Christopher Moran was born in 1982 and raised by the sea in Weymouth, Dorset. He has since become a countryside dweller, having spent the last 13 years at Warwick University, first as a student and now as an Assistant Professor of US National Security in the Department of Politics and International Studies. His research has been funded by the Arts & Humanities Research Council, and most recently by the British Academy. He is a frequent visitor to the United States for research purposes, and in 2011 was a Kluge Fellow at the Library of Congress, Washington DC. He is the author of Classified: Secrecy and the State in Modern Britain, published by Cambridge University Press in January 2013. He is currently working on two book manuscripts. The first tells the largely untold story of the CIA’s struggles with whistleblowers; the second concerns the relationship between Richard Nixon, Henry Kissinger and the CIA.
His research on British and American secret services has been featured in the Guardian, Telegraph and the New Statesman, and has led to several collaborations with BBC Radio 4. In 2012, he was a historical consultant to the International Spy Museum in Washington DC, assisting on the popular exhibition ‘Exquisitely Evil: 50 Years of James Bond Villains’, sponsored by the makers of the Bond films, EON Productions.

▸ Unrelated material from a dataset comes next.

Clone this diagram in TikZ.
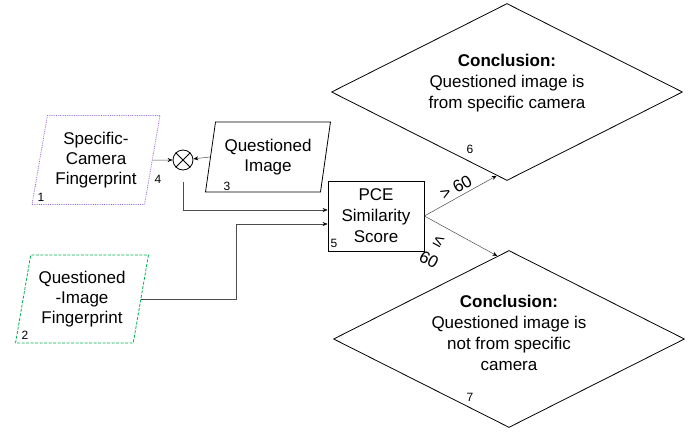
\documentclass[tikz,border=0pt]{standalone}
\usepackage{fontspec}
\setmainfont{Liberation Sans}
\usetikzlibrary{shapes.geometric, calc, arrows.meta}
\definecolor{fpviolet}{RGB}{153,102,204}
\definecolor{fpgreen}{RGB}{0,176,80}

\begin{document}
\begin{tikzpicture}
[>={Stealth[length=5pt, width=4pt, black]}, x=1pt, y=-1pt,
 io/.style={trapezium, trapezium left angle=77, trapezium right angle=103, trapezium stretches=true, inner sep=0, align=center, font=\fontsize{17}{20}\selectfont},
 decision/.style={diamond, draw, thick, aspect=2, inner sep=0, minimum width=351pt, minimum height=177pt},
 txt/.style={align=center, font=\fontsize{17}{21}\selectfont},
 num/.style={inner sep=0, font=\fontsize{12}{13}\selectfont},
 link/.style={draw=black!70, line width=0.5pt}]
\useasboundingbox (0,0) rectangle (698,431);
\node (fp) [io, draw=fpviolet, densely dotted, thick, minimum width=128pt, minimum height=89pt] at (96,160) {Specific-\\Camera\\Fingerprint};
\node (qfp) [io, draw=fpgreen, dash pattern=on 3pt off 1.5pt, thick, minimum width=133pt, minimum height=88pt] at (82,299) {Questioned\\-Image\\Fingerprint};
\node (qimg) [io, draw, thick, minimum width=125pt, minimum height=70pt] at (268,157) {Questioned\\Image};
\node (mult) [circle, draw, thick, minimum size=20pt, inner sep=0] at (183,160) {};
\draw [thick] (mult.north east) -- (mult.south west) (mult.north west) -- (mult.south east);
\node (pce) [draw, thick, minimum width=96pt, minimum height=70pt, inner sep=0, txt] at (376,216) {PCE\\Similarity\\Score};
\node (yes) [decision] at (507,92) {};
\node (no) [decision] at (509,339) {};
\node (yestxt) [txt] at (507,83) {\textbf{Conclusion:}\\Questioned image is\\from specific camera};
\node (notxt) [txt] at (509,333) {\textbf{Conclusion:}\\Questioned image is\\not from specific\\camera};
\node (l1) [num] at (41,197) {1};
\node (l2) [num] at (25,335) {2};
\node (l3) [num] at (227,186) {3};
\node (l4) [num] at (158,179) {4};
\node (l5) [num] at (334,243) {5};
\node (l6) [num] at (470,149) {6};
\node (l7) [num] at (470,397) {7};
\draw [link, ->] (fp.east) -- (mult);
\draw [link, ->] (qimg.west) -- (mult);
\draw [link, ->, shorten <=12pt] (mult.south) |- ($(pce.west)+(0,-6)$);
\draw [link, ->] (qfp.east) -- ++(95,0) |- ($(pce.west)+(0,8)$);
\draw [link, ->] (pce.east) -- node [sloped, above, pos=0.5, txt] {> 60} (yes.-97);
\draw [link, ->] (pce.east) -- node [sloped, below=7pt, pos=0.3, txt] {≤\\60} (no.98);
\end{tikzpicture}
\end{document}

Andrew was recommended to me by my friend and long-time mentor, Richard Aldrich. Andrew appealed to me for a variety of reasons. One, he is an intelligence historian himself, and has successfully escorted many spy books into print, including a number of bestsellers. Two, he has a world-wide reputation for quality, meaning that there is a certain prestige that comes with being one of his authors. Finally, and most importantly, he is passionate about his job and his community of clients.